The possibilities here are limitless. But there’s a bit more to cover that can be applied to almost all of this — especially rotations.
Because (and we can access this part from the transform settings here...) — because when DEALING with rotations, making the back of an element visible just means that when you rotate it, the back of it is visible. If it’s hidden? The back is hidden.
And that leaves us with our last topic to cover as part of 2D and 3D transforms: origin. There are two schools of thought: first is what’s known as the Big Bang, which is a model that describes how the universe expa — you know what? This is the Wikipedia article on the origin of the universe.
Transform origin describes how an Autobot named Optimus Prime w— this is the origin STORY for the Transformers franchise.

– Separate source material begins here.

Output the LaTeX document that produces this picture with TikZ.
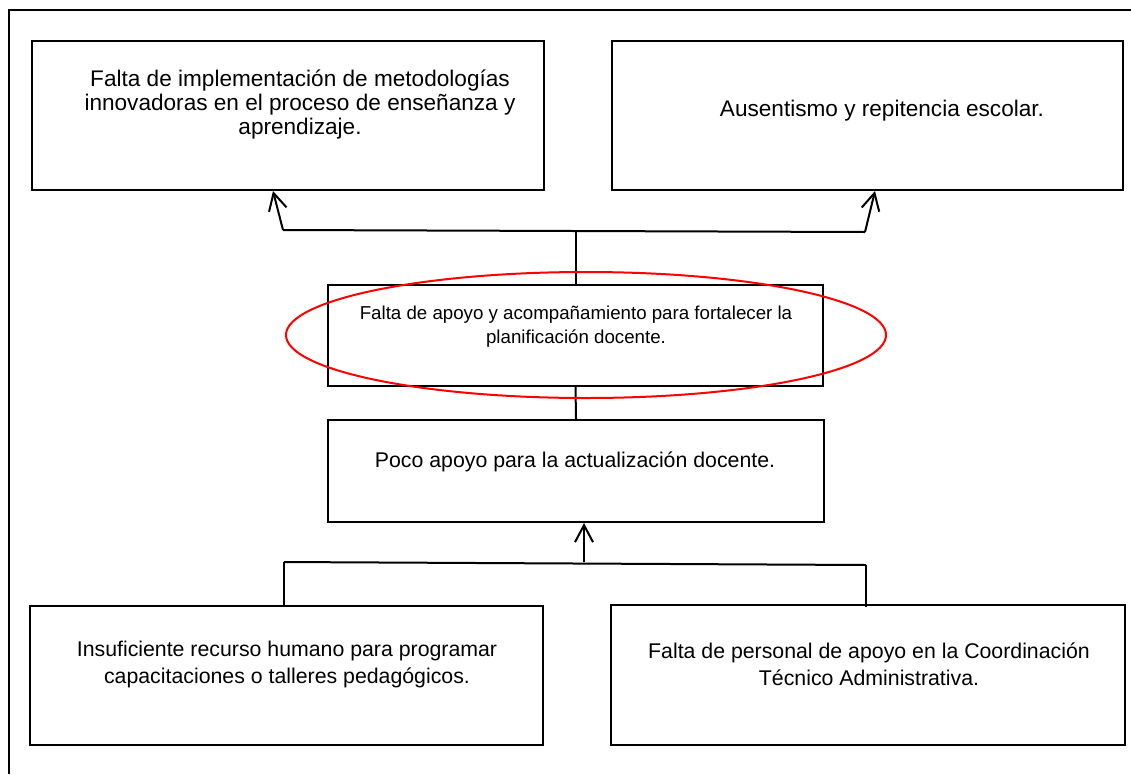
\documentclass[tikz,border=0pt]{standalone}
\usepackage{fontspec}
\setmainfont{Liberation Sans}
\usetikzlibrary{arrows.meta,calc}
\begin{document}
\begin{tikzpicture}[x=1pt,y=-1pt,
  box/.style={draw, line width=2pt, inner sep=0pt},
  txt/.style={align=center, font=\fontsize{22.6}{24}\selectfont, inner sep=0pt},
  midtxt/.style={align=center, font=\fontsize{21.3}{27}\selectfont, inner sep=0pt},
  smalltxt/.style={align=center, font=\fontsize{18.7}{24}\selectfont, inner sep=0pt},
  conn/.style={line width=2pt},
  arr/.style={conn, -{Straight Barb[length=17pt,width=18pt]}}]
\useasboundingbox (0,0) rectangle (1131,774);
\fill[white] (0,0) rectangle (1131,774);
% outer frame
\draw[conn] (1131,10) -- (9,10) -- (9,774);
% boxes
\node[box, minimum width=512pt, minimum height=149pt] (tl) at (288,115.5) {};
\node[box, minimum width=511pt, minimum height=149pt] (tr) at (867.5,115.5) {};
\node[box, minimum width=495pt, minimum height=101pt] (mid) at (575.5,335.5) {};
\node[box, minimum width=496pt, minimum height=102pt] (poco) at (576,471) {};
\node[box, minimum width=513pt, minimum height=139pt] (bl) at (286.5,675.5) {};
\node[box, minimum width=514pt, minimum height=140pt] (br) at (868,675) {};
% texts
\node[txt] (tltxt) at (300,105) {Falta de implementación de metodologías\\innovadoras en el proceso de enseñanza y\\aprendizaje.};
\node[txt] (trtxt) at (882,111) {Ausentismo y repitencia escolar.};
\node[smalltxt] (midtxt) at (576,327) {Falta de apoyo y acompañamiento para fortalecer la\\planificación docente.};
\node[midtxt] (pocotxt) at (575,462) {Poco apoyo para la actualización docente.};
\node[midtxt] (bltxt) at (287,664) {Insuficiente recurso humano para programar\\capacitaciones o talleres pedagógicos.};
\node[midtxt] (brtxt) at (869,664) {Falta de personal de apoyo en la Coordinación\\Técnico Administrativa.};
% upper connectors
\coordinate (jl) at (283,230);
\coordinate (jr) at (865,232);
\draw[conn] (jl) -- (jr);
\draw[arr] (jl) -- ([xshift=-15pt]tl.south);
\draw[arr] (jr) -- ([xshift=7.5pt]tr.south);
\draw[conn] (mid.north) -- (mid.north |- jl);
\draw[conn] (mid.south) -- (poco.north);
% lower connectors
\coordinate (kl) at (284,562);
\coordinate (kr) at (866,565);
\draw[conn] (kl) -- (kr);
\draw[conn] (kl) -- (kl |- bl.north);
\draw[conn] (kr) -- ([yshift=-3pt]kr |- br.north);
\draw[arr] ([xshift=8pt]poco.south |- kl) -- ([xshift=8pt]poco.south);
% red ellipse
\draw[red, line width=2pt] (586,335) ellipse [x radius=300, y radius=63];
\end{tikzpicture}
\end{document}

Transform origin (this is the origin listed under Transform settings) describes where things are transformed FROM. That means if we set it to top-left? 0% from the left; 0% from the top? Any transforms we add to this element will revolve around THAT origin. Notice how rotating this shows the top-left as that sort of “anchor point.” That’s what we mean when we say “transform origin.”
And that’s a lot to remember — a lot to experiment with. So try it out — worst case scenario you make something so unbelievably destructive that you have to restore from backup. (That’s okay. We all do it. We’ve all been there.)
But before we wrap this lesson, let’s reinforce it and summarize what we’ve covered.
We talked about opacity, which didn’t take long at all. We talked about cursors and people who are cursers. We covered box shadows (and how we can stack them), transitions which can animate back and forth going to states like Hover. We covered filters and how you can use them WITH transitions to create visual effects that can rival such films as The Hurt Locker, Wonder Woman, and of course, Transformers. We discussed 2D and 3D transforms. (The ability to add things...like moves, scales, rotations, and skews)...we covered how we can set Children perspective on a parent element like a section so that the children of that section have a perspective projection that turns the section into a sort of camera...and of course, we briefly began to cover the origin of the universe itself. Before realizing, once again, that Stacy printed out an unrelated document from Wikipedia.
That’s an overview of effects in the Webflow Designer.